Culture

Sylvie Belhassan : «C’est le flou total»

© D.R

Comment s’organise le secteur du marché de l’art au Maroc ?
Cela fait maintenant une trentaine d’années que les professionnels du secteur essaient de comprendre comment fonctionne le marché de l’art au Maroc. Mais les résultats sont toujours les mêmes, il y a un flou total qui s’avère imminent dans le secteur du marché de l’art. L’année dernière, lorsque j’étais directrice de la Villa des Arts de Casablanca, nous avions organisé une journée d’études et de réflexion sur le marché de l’art au Maroc. Nous avions invité les gens concernés, à savoir, entre autres, les galeristes et les brocanteurs. Cependant plusieurs personnes ne sont pas venues à cette rencontre. Nous sommes sortis avec très peu de résultats. Aujourd’hui encore rien n’est clair.
Quels sont les différents circuits du marché de l’art au Maroc ?
Le seul circuit qui existe aujourd’hui au Maroc est celui des galeries, des antiquaires, des brocanteurs et aussi des souks et des collections privées d’artistes. Aujourdhui, la Compagnie marocaine des oeuvres et objets d’art vient s’ajouter à ce circuit. Un circuit encore qui n’est ni réglementé, ni institutionnalisé au Maroc. En outre, il existe des peintres qui vivent très bien de leur peinture. Ils s’arrangent eux-mêmes à vendre leurs toiles. Ils sont peintres et commerçants. Ceci nuit aux affaires des galeries. A l’époque de l’Atelier, on était confronté à ce genre de situation. On avait du mal à couvrir nos frais et certains peintres, qui avaient de grandes villas, organisaient des expositions et vendaient des tableaux. Tout cela crée une situation illogique. Les galéries gagnent très peu. Pour ne pas fermer boutique, un galeriste doit systématiquement s’entraider par d’autres boulots. C’est l’exemple d’une galerie à Marrakech qui s’est lancée dans l’encadrement des tableaux pour couvrir ses nombreux et interminables frais.
En parlant des frais d’une galerie, quels sont les pourcentages qui lui sont attribués sur la vente de tableaux ?
Globalement, une galerie prend 30 à 40 % des ventes de l’artiste. Ce pourcentage est à la limite dérisoire, puisque tout est à la charge de la galerie. Le gérant doit s’occuper des cartons d’invitations, du cocktail du vernissage, sans parler des frais des factures d’eau et d’électricité. Dans l’atelier, on ne vendait presque rien du tout. Ceci est dû au fait qu’on exposait de la peinture de choix et on évitait le plus possible la peinture figurative et orientaliste. Malheureusement, ce style de peinture se vend le plus. Toutes les galeries qui fonctionnent actuellement sont celles qui exposent les figuratifs.
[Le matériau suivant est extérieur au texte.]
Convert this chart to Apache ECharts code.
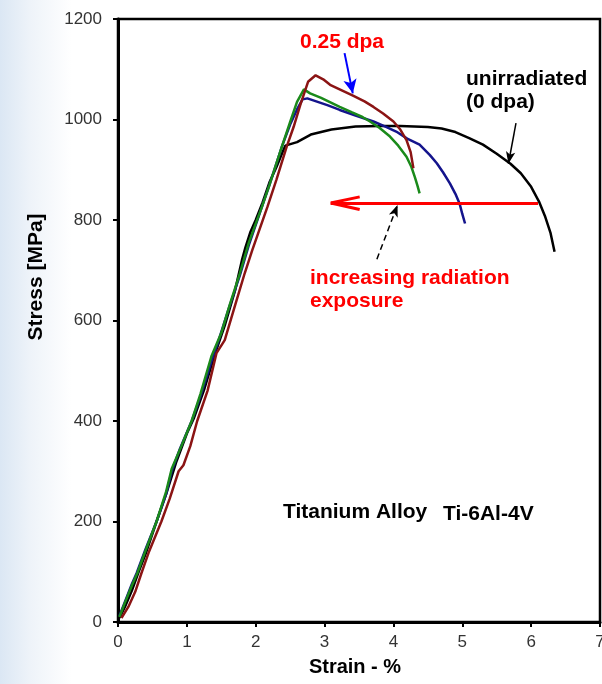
<!DOCTYPE html>
<html>
<head>
<meta charset="utf-8">
<script src="https://cdn.jsdelivr.net/npm/echarts@6/dist/echarts.min.js"></script>
<style>html,body{margin:0;padding:0;background:#fff}#c{width:602px;height:684px}</style>
</head>
<body>
<div id="c"></div>
<script>
// Data: [strain %, stress MPa]
const unirradiated = [[0.02,8],[0.1,30],[0.2,62],[0.3,100],[0.4,135],[0.56,200],[0.7,255],[0.85,320],[1.0,375],[1.1,405],[1.25,462],[1.4,530],[1.55,590],[1.7,660],[1.8,720],[1.85,745],[1.92,775],[2.0,800],[2.1,835],[2.2,875],[2.3,905],[2.38,932],[2.43,948],[2.6,955],[2.8,970],[3.1,980],[3.45,986],[3.8,987],[4.1,987],[4.5,985],[4.7,982],[4.9,975],[5.1,963],[5.3,950],[5.5,932],[5.7,912],[5.85,893],[6.0,866],[6.12,835],[6.2,808],[6.28,775],[6.34,737]];
const doseBlue = [[0.02,12],[0.1,40],[0.2,75],[0.27,97],[0.4,145],[0.56,200],[0.7,255],[0.78,300],[0.9,345],[1.07,400],[1.2,450],[1.36,520],[1.46,560],[1.6,620],[1.77,690],[1.9,750],[2.09,826],[2.2,870],[2.38,946],[2.5,990],[2.6,1020],[2.68,1040],[2.75,1042],[2.9,1035],[3.05,1028],[3.22,1019],[3.45,1008],[3.71,996],[3.9,985],[4.04,976],[4.2,962],[4.38,950],[4.53,929],[4.63,913],[4.72,895],[4.82,873],[4.9,852],[4.96,833],[5.0,812],[5.04,793]];
const doseGreen = [[0.02,10],[0.1,38],[0.2,72],[0.28,97],[0.4,142],[0.56,200],[0.7,260],[0.78,305],[0.92,350],[1.07,400],[1.2,455],[1.36,530],[1.5,575],[1.62,630],[1.77,694],[1.9,755],[2.09,826],[2.2,870],[2.38,946],[2.5,995],[2.6,1035],[2.7,1060],[2.79,1052],[2.95,1043],[3.1,1033],[3.22,1025],[3.4,1014],[3.55,1005],[3.66,996],[3.8,983],[3.95,966],[4.07,948],[4.19,926],[4.26,906],[4.31,886],[4.35,868],[4.38,853]];
const dose025 = [[0.05,8],[0.15,30],[0.25,60],[0.34,97],[0.45,140],[0.63,200],[0.75,245],[0.88,300],[0.95,312],[1.05,350],[1.15,400],[1.3,460],[1.43,535],[1.55,561],[1.7,630],[1.84,694],[1.95,740],[2.17,826],[2.3,880],[2.45,946],[2.55,985],[2.65,1030],[2.76,1075],[2.87,1088],[2.98,1080],[3.08,1069],[3.25,1058],[3.42,1047],[3.58,1036],[3.71,1025],[3.85,1012],[4.0,996],[4.1,980],[4.19,959],[4.25,935],[4.29,903]];

const xTicks = [0,1,2,3,4,5,6,7];
const yTicks = [0,200,400,600,800,1000,1200];

// Annotation arrows in data coordinates
const redArrow = {from:[6.10,834], to:[3.09,834], barbA:[3.51,846], barbB:[3.51,821]};
const blueArrow = {from:[3.29,1132], to:[3.41,1052]};
const blackArrow = {from:[5.78,993], to:[5.67,912]};
const dashedArrow = {from:[3.76,722], to:[4.06,830]};

const chart = echarts.init(document.getElementById('c'), null, {renderer:'canvas'});
const font = 'Liberation Sans, Arial, sans-serif';
const mk = (d,c,w)=>({type:'line',data:d,showSymbol:false,symbol:'none',lineStyle:{color:c,width:w},z:3,animation:false});

chart.setOption({
  animation:false,
  backgroundColor:'#ffffff',
  grid:{left:118,right:2,top:19,bottom:62,outerBoundsMode:'none',containLabel:false,show:true,borderColor:'#000',borderWidth:2.5,backgroundColor:'transparent'},
  xAxis:{type:'value',min:0,max:7,interval:1,
    axisLine:{show:true,onZero:false,lineStyle:{color:'#000',width:3}},
    axisTick:{show:true,length:5,lineStyle:{color:'#000',width:2}},
    axisLabel:{fontSize:17,color:'#333',fontFamily:font,margin:12,formatter:v=>xTicks.includes(v)?String(v):''},
    splitLine:{show:false}},
  yAxis:{type:'value',min:0,max:1200,interval:200,
    axisLine:{show:true,onZero:false,lineStyle:{color:'#000',width:3}},
    axisTick:{show:true,length:5,lineStyle:{color:'#000',width:2}},
    axisLabel:{fontSize:17,color:'#333',fontFamily:font,margin:16,formatter:v=>yTicks.includes(v)?String(v):''},
    splitLine:{show:false}},
  graphic:[
    {type:'rect',z:-10,silent:true,shape:{x:0,y:0,width:602,height:684},
     style:{fill:new echarts.graphic.LinearGradient(0,0,1,0,[{offset:0,color:'#dbe7f4'},{offset:0.05,color:'#eef3f9'},{offset:0.12,color:'#ffffff'},{offset:1,color:'#ffffff'}])}},
    {type:'text',left:300,top:32,style:{text:'0.25 dpa',fill:'#ff0000',font:'bold 21px '+font}},
    {type:'text',left:466,top:69,style:{text:'unirradiated',fill:'#000',font:'bold 21px '+font}},
    {type:'text',left:466,top:92,style:{text:'(0 dpa)',fill:'#000',font:'bold 21px '+font}},
    {type:'text',left:310,top:268,style:{text:'increasing radiation',fill:'#ff0000',font:'bold 21px '+font}},
    {type:'text',left:310,top:291,style:{text:'exposure',fill:'#ff0000',font:'bold 21px '+font}},
    {type:'text',left:283,top:502,style:{text:'Titanium Alloy',fill:'#000',font:'bold 21px '+font}},
    {type:'text',left:443,top:504,style:{text:'Ti-6Al-4V',fill:'#000',font:'bold 21px '+font}},
    {type:'text',x:36,y:277,rotation:Math.PI/2,style:{text:'Stress [MPa]',fill:'#000',font:'bold 21px '+font,align:'center',verticalAlign:'middle'}},
    {type:'text',x:355,y:667,style:{text:'Strain - %',fill:'#000',font:'bold 20px '+font,align:'center',verticalAlign:'middle'}}
  ],
  series:[
    mk(unirradiated,'#000000',2.5),
    mk(doseBlue,'#14148c',2.5),
    mk(doseGreen,'#1a8a1a',2.5),
    mk(dose025,'#8b1414',2.5),
    {type:'line',data:[],symbol:'none',silent:true,animation:false,z:5,
     markLine:{silent:true,animation:false,label:{show:false},
       data:[
         [{coord:redArrow.from,symbol:'none',lineStyle:{color:'#ff0000',width:3,type:'solid'}},{coord:redArrow.to,symbol:'none'}],
         [{coord:redArrow.to,symbol:'none',lineStyle:{color:'#ff0000',width:3,type:'solid'}},{coord:redArrow.barbA,symbol:'none'}],
         [{coord:redArrow.to,symbol:'none',lineStyle:{color:'#ff0000',width:3,type:'solid'}},{coord:redArrow.barbB,symbol:'none'}],
         [{coord:blueArrow.from,symbol:'none',symbolSize:[10,14],lineStyle:{color:'#0000ff',width:2,type:'solid'}},{coord:blueArrow.to,symbol:'arrow',symbolSize:[10,14]}],
         [{coord:blackArrow.from,symbol:'none',symbolSize:[7,12],lineStyle:{color:'#000',width:1.5,type:'solid'}},{coord:blackArrow.to,symbol:'arrow',symbolSize:[7,12]}],
         [{coord:dashedArrow.from,symbol:'none',symbolSize:[7,12],lineStyle:{color:'#000',width:1.5,type:[6,4]}},{coord:dashedArrow.to,symbol:'arrow',symbolSize:[7,12]}]
       ]}}
  ]
});
</script>
</body>
</html>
Comment expliquez-vous, justement, l’engouement pour la peinture figurative et orientaliste?
Personnellement, je pense que les gens ne connaissent pas grand-chose à la peinture et à l’art de manière générale. Il n’y a pas de véritable connaissance de l’art pictural au Maroc. Je donne l’exemple des peintures de Fquih Regragui; elles se vendent à des prix incroyables. Les gens achètent ce genre de peintures qui se vendent énormément dans les ventes aux enchères. Il n’y a pas d’autres personnes pour dire que la peinture orientaliste n’a pas une grande valeur et que, par conséquent,tout le monde s’acharne sur ce genre de peinture. Tout le monde cherche l’exotisme, et croit que cette peinture a de la valeur. C’est le manque de connaissance qui crée cette situation. En Europe, on va dans les musées pour avoir une idée sur ce qu’est une bonne et une mauvaise peinture. Au Maroc nous sommes encore loin de cela. Il n’a y a pas de musées et les gens n’ont pas la curiosité de se rendre dans les galeries pour visiter les expositions.
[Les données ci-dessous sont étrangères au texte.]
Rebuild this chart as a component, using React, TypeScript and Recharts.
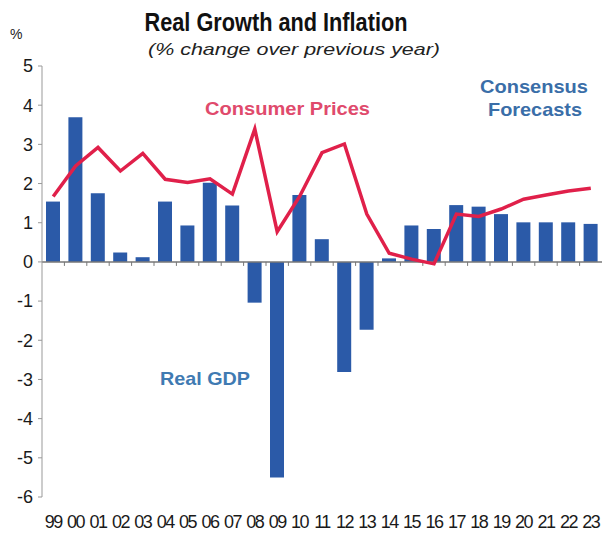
import React from "react";
import {
  ComposedChart,
  Bar,
  Line,
  XAxis,
  YAxis,
  ReferenceLine,
} from "recharts";

const years = [
  "99", "00", "01", "02", "03", "04", "05", "06", "07", "08", "09", "10", "11",
  "12", "13", "14", "15", "16", "17", "18", "19", "20", "21", "22", "23",
];

const realGdp = [
  1.54, 3.69, 1.75, 0.24, 0.12, 1.54, 0.93, 2.02, 1.44, -1.04, -5.5, 1.71, 0.58,
  -2.81, -1.73, 0.09, 0.93, 0.84, 1.45, 1.41, 1.22, 1.01, 1.01, 1.01, 0.97,
];

const consumerPrices = [
  1.67, 2.45, 2.92, 2.32, 2.77, 2.11, 2.03, 2.12, 1.73, 3.39, 0.77, 1.67, 2.79,
  3.01, 1.22, 0.22, 0.07, -0.05, 1.22, 1.16, 1.35, 1.6, 1.71, 1.81, 1.88,
];

const yTicks = [5, 4, 3, 2, 1, 0, -1, -2, -3, -4, -5, -6];

const data = years.map((year, i) => ({
  year,
  gdp: realGdp[i],
  cpi: consumerPrices[i],
}));

const FONT = "'Liberation Sans', Arial, Helvetica, sans-serif";

const XTick = (props: any) => {
  const { x, y, payload } = props;
  return (
    <text
      x={x}
      y={y + 23}
      textAnchor="middle"
      fontFamily={FONT}
      fontSize={18}
      letterSpacing={-1.5}
      fill="#1a1a1a"
    >
      {payload.value}
    </text>
  );
};

const ZeroLine = (props: any) => {
  const { x1, x2, y1 } = props;
  const step = (x2 - x1) / years.length;
  return (
    <g>
      <line x1={x1} x2={x2} y1={y1} y2={y1} stroke="#777" strokeWidth={1.5} />
      {years.slice(1).map((_, i) => (
        <line
          key={i}
          x1={x1 + step * (i + 1)}
          x2={x1 + step * (i + 1)}
          y1={y1}
          y2={y1 + 4}
          stroke="#777"
          strokeWidth={1}
        />
      ))}
    </g>
  );
};

export default function App() {
  return (
    <div
      style={{
        position: "absolute",
        left: 0,
        top: 0,
        width: 602,
        height: 533,
        background: "#fff",
      }}
    >
      <ComposedChart
        width={602}
        height={533}
        data={data}
        margin={{ top: 66, right: 0, bottom: 0, left: 0 }}
        barCategoryGap={4}
      >
        <XAxis
          dataKey="year"
          axisLine={false}
          tickLine={false}
          interval={0}
          height={36}
          tick={<XTick />}
        />
        <YAxis
          width={42}
          domain={[-6, 5]}
          ticks={yTicks}
          interval={0}
          axisLine={{ stroke: "#999" }}
          tickLine={{ stroke: "#999" }}
          tickSize={4}
          tickMargin={5}
          tick={{ fill: "#1a1a1a", fontSize: 18, fontFamily: FONT }}
        />
        <Bar
          dataKey="gdp"
          fill="#2b5aa8"
          barSize={14}
          isAnimationActive={false}
        />
        <ReferenceLine y={0} shape={<ZeroLine />} />
        <Line
          dataKey="cpi"
          stroke="#e0204a"
          strokeWidth={3.5}
          dot={false}
          type="linear"
          isAnimationActive={false}
        />
      </ComposedChart>
      <svg
        width={602}
        height={533}
        style={{ position: "absolute", left: 0, top: 0, pointerEvents: "none" }}
      >
        <text
          x={276}
          y={31}
          textAnchor="middle"
          fontFamily={FONT}
          fontWeight="bold"
          fontSize={26}
          textLength={263}
          lengthAdjust="spacingAndGlyphs"
          fill="#111"
        >
          Real Growth and Inflation
        </text>
        <text
          x={294}
          y={55}
          textAnchor="middle"
          fontFamily={FONT}
          fontStyle="italic"
          fontSize={17}
          textLength={292}
          lengthAdjust="spacingAndGlyphs"
          fill="#222"
        >
          (% change over previous year)
        </text>
        <text x={10} y={39} fontFamily={FONT} fontSize={14} fill="#222">
          %
        </text>
        <text
          x={205}
          y={115}
          fontFamily={FONT}
          fontWeight="bold"
          fontSize={19}
          textLength={165}
          lengthAdjust="spacingAndGlyphs"
          fill="#e04a6c"
        >
          Consumer Prices
        </text>
        <text
          x={534}
          y={93}
          textAnchor="middle"
          fontFamily={FONT}
          fontWeight="bold"
          fontSize={19}
          textLength={108}
          lengthAdjust="spacingAndGlyphs"
          fill="#3a6ea8"
        >
          Consensus
        </text>
        <text
          x={535}
          y={116}
          textAnchor="middle"
          fontFamily={FONT}
          fontWeight="bold"
          fontSize={19}
          textLength={94}
          lengthAdjust="spacingAndGlyphs"
          fill="#3a6ea8"
        >
          Forecasts
        </text>
        <text
          x={160}
          y={385}
          fontFamily={FONT}
          fontWeight="bold"
          fontSize={19}
          textLength={90}
          lengthAdjust="spacingAndGlyphs"
          fill="#3f7ab2"
        >
          Real GDP
        </text>
      </svg>
    </div>
  );
}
Qu’est-ce qu’il faudrait faire pour lutter contre cet état de fait, et pour instaurer un véritable marché de l’art au Maroc ?
Il faudrait qu’il y ait plus des professionnels qui s’occupent de ce secteur du marché de l’art. Il y a très peu de gens qui sont formés dans ce domaine, et même ceux qui le sont effectivement sont mis à l’écart. Ce secteur ne peut pas fonctionner au hasard et au gré des aléas. Mais malheureusement, ce secteur n’obéit à aucune logique, c’est le flou total.